Effectiveness of bone density screening for osteoporosis – adapted from the British Medical Journal 1996;312;1254-9

Effectiveness of bone density screening for osteoporosis – adapted from the British Medical Journal 1996;312;1254-9 – Tips from Other Journals

The World Health Organization has estimated that 30 percent of all post-menopausal women have osteoporosis, as defined by bone mineral density more than 2.5 standard deviations below the mean for young healthy adult women. Postmenopausal osteoporosis leads to significant mortality, morbidity, and millions of dollars in health care and other costs. Therefore, a screening test to identify those at greatest risk of serious outcome could be a significant advance. Marshall and colleagues conducted a meta-analysis of prospective cohort studies to determine if bone density measurements could predict later fractures in postmenopausal women.

A search of both formal and informal data sources identified 11 studies published from 1985 to 1994 that met scientific criteria and were included in the study. These prospective cohort studies covered approximately 90,000 women-years of follow-up and more than 2,000 fractures. Eight case-control studies of hip fractures published between 1990 and 1994 were also included for comparative purposes.

Compared with other bone density measurements, measurements of the spine and hip appeared to have better ability to predict future fractures at those sites, but overall this measurement did not appear suitable for a population screening tool. The authors believe that using bone density measurements alone to predict fractures is comparable with using blood pressure measurements to predict stroke (that is, abnormal measurements can predict risk but cannot identify individuals who will progress to the catastrophic outcome). The wide area of overlap in the bone densities of patients who suffer a fracture and those who do not make bone density measurement suitable at best for very selective screening.

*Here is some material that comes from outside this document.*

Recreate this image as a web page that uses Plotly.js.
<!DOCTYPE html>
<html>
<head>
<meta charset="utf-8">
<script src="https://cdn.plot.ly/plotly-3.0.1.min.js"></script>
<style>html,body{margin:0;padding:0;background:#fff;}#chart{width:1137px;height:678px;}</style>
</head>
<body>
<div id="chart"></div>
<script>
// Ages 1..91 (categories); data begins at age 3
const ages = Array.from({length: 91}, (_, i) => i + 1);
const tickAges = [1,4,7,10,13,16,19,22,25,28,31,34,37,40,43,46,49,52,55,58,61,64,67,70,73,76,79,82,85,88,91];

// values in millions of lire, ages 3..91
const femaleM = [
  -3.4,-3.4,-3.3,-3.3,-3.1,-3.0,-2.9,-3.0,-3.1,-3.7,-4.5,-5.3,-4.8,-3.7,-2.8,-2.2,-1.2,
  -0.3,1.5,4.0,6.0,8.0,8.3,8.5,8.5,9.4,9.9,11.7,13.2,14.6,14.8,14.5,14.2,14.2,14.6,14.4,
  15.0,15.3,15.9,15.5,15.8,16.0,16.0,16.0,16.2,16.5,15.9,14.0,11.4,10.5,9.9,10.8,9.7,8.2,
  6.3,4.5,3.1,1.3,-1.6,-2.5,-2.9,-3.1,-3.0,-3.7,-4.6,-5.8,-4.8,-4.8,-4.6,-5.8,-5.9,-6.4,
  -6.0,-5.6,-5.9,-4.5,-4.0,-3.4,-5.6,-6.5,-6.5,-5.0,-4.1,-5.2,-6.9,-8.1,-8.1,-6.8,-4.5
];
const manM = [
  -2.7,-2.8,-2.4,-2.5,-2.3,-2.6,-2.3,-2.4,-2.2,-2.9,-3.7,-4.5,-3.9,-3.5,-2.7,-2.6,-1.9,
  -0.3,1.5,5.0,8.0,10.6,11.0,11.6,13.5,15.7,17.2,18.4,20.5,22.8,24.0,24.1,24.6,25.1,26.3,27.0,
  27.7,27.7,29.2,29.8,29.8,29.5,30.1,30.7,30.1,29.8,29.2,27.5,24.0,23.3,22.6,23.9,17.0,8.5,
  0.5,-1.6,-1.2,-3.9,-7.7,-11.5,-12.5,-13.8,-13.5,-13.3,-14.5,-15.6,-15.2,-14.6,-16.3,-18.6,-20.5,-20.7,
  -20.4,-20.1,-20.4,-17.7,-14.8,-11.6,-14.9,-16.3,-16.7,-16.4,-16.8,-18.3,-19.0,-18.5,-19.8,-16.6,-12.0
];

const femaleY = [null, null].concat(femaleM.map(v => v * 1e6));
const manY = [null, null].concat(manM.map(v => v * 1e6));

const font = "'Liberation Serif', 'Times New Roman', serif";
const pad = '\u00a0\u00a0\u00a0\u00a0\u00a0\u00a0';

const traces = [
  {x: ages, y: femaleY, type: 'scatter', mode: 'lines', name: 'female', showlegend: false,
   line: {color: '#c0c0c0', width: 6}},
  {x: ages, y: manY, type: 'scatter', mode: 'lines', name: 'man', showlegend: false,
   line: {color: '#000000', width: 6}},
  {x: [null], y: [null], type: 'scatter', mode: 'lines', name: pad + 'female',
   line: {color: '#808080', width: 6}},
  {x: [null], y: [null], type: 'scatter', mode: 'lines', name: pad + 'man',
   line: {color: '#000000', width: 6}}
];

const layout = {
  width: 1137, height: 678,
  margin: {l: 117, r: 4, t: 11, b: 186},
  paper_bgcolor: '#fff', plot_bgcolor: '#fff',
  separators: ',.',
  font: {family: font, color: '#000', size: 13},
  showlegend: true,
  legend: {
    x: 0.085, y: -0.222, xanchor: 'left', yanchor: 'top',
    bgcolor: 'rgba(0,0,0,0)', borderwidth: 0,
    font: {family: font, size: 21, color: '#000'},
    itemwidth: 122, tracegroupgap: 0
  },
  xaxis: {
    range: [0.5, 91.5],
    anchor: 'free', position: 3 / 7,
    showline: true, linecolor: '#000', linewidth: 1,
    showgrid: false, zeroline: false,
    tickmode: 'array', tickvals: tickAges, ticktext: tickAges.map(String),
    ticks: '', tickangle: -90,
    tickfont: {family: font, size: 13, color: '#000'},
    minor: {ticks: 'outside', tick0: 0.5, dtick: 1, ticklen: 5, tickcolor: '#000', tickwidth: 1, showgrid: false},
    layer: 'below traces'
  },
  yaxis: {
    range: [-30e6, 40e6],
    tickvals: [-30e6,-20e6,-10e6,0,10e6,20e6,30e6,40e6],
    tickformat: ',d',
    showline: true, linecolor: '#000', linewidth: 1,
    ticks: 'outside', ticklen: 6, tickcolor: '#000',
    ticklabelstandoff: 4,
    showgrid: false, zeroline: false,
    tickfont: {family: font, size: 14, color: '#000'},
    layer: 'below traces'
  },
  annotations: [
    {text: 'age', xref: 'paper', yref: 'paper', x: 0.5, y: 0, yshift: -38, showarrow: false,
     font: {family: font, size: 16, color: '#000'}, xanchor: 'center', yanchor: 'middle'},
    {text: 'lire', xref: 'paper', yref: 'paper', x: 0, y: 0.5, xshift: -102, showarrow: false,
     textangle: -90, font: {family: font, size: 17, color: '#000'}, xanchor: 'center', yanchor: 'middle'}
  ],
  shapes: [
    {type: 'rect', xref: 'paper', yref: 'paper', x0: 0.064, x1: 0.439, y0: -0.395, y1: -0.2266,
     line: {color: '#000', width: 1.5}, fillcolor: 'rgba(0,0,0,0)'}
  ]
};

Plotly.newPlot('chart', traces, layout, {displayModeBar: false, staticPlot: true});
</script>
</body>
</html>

The authors conclude that firm recommendations cannot be made about selective screening because too little is known about the practical aspects of screening programs, including compliance rates for treatment and for attending a screening program, as well as the efficacy of treatments. (Marshall D, et al. Meta-analysis of how well measures of bone mineral density predict occurrence of osteoporotic fractures. BMJ 1996;312:1254 9.)